One of the by-laws of 1896, in force when Honora Mc-Caffery became a member, is as follows:
“ These laws may be amended by a majority vote ol the National Council.”
In Covenant Mutual Life Ass’n v. Kentner, 188 Ill. 431, 441-2, the court say:
“ Even if the certificate states that the by-laws are a part of the contract and that they are subject to amendment, subsequent by-laws will be construed to apply only to contracts made after the adoption of such by'-laws, in the absence of an agreement that they shall have a retrospective effect. This is upon the principle that all laws and by-laws have a prospective and not a retrospective effect, unless the intent that they shall have a retrospective effect is clear and unmistakable. Unless there is an express agreement that a member shall be bound by future by-laws varying or modifying his contract, he is not so bound. Niblack on Benefit Societies, Secs. 27, 136, 137.”

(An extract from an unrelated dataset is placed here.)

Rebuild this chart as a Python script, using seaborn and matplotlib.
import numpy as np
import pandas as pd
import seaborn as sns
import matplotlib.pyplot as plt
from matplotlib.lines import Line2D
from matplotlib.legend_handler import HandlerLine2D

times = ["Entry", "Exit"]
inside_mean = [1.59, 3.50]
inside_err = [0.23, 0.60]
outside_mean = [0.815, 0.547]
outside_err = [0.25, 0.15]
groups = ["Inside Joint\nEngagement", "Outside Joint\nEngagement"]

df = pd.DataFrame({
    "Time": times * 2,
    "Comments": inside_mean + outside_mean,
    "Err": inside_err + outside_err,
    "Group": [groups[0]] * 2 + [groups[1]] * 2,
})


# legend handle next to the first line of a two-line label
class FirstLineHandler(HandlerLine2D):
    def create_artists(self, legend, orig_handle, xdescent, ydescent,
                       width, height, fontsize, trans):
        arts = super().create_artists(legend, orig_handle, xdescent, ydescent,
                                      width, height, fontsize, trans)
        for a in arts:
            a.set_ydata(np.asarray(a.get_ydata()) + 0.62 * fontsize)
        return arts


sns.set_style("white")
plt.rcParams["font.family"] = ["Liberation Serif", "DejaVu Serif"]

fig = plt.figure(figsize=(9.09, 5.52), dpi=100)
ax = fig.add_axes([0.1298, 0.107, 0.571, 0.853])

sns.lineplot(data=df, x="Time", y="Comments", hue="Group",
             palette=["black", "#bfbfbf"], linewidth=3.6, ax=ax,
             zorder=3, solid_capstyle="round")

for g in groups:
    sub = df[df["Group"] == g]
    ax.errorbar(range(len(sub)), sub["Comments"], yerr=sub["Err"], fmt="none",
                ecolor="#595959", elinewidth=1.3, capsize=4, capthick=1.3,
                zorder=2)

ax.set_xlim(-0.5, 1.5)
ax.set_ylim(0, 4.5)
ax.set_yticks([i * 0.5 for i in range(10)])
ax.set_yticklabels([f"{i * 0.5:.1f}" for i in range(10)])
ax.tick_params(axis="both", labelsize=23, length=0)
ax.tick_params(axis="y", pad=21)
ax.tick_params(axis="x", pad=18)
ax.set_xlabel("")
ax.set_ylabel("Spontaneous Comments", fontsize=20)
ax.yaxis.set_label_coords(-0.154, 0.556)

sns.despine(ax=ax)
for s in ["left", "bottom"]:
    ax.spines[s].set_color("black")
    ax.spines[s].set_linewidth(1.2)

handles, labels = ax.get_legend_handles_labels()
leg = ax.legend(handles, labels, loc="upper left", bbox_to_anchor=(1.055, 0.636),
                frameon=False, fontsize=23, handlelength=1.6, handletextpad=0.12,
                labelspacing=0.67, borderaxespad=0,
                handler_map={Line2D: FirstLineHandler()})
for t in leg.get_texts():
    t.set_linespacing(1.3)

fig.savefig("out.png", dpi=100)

In Peterson v. Gibson, 191 Ill. 365, the certificate contained substantially the same condition as the certificate in this case, and a by-law provided that the constitution might be amended and changed at the annual meeting of the association by a majority of two-thirds of all the members present. The court say: “ What is here referred to as the constitution is but a code of laws adopted by the association.” Held, that a member was not bound by future bylaws materially affecting his contract, the court saying:
“ It is only when a member, in express terms, agrees to be bound by such constitutional amendments or by-laws as may hereafter be enacted, that he is bound by future amendments or by-laws which impair the obligations of his contract of membership injuriously.”

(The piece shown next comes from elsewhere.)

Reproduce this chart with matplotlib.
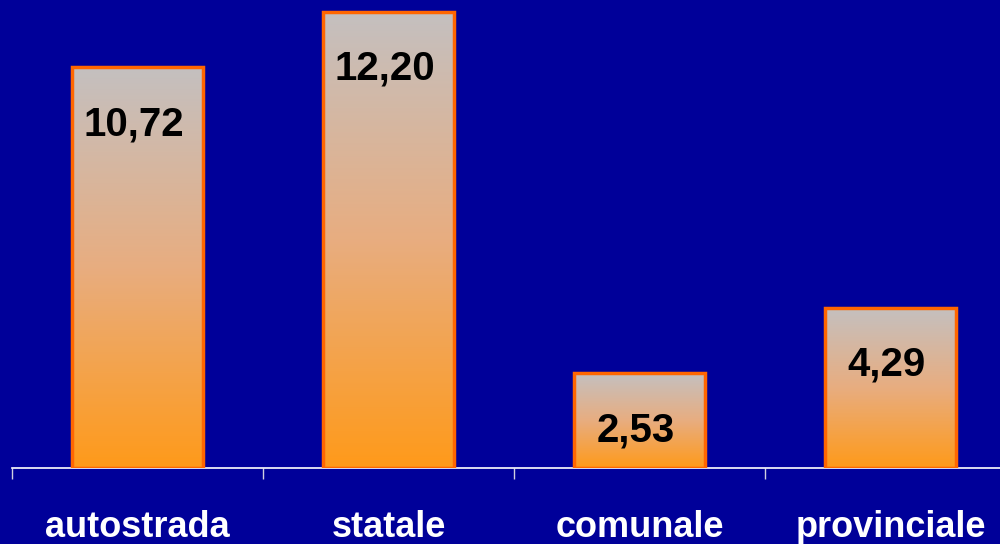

There is nothing in the contract between appellant and Honora McOaffery showing an agreement, in express terms, on her part, to be bound by future amendments or by-laws materially affecting the obligations of her contract. There may be decisions in other jurisdictions supporting appellant’s contention, but we deem the decisions in this state as conclusively against it. The sole ground urged by appellant’s counsel, in his argument, against appellee’s right of recovery, being that Honora McOaffery became suspended by feason of non-compliance with the by-laws of 1898, and therefore she was not, at the time of her death, a member of the order in good standing; all other grounds for a reversal, if any, are waived. Gordon v. Comrs. of Highways, 169 Ill. 510; Keyes v. Kimmel, 186 Ill. 109.
Other grounds are mentioned in appellee’s brief in support of the judgment, to which we think it unnecessary to refer. The judgment will be affirmed.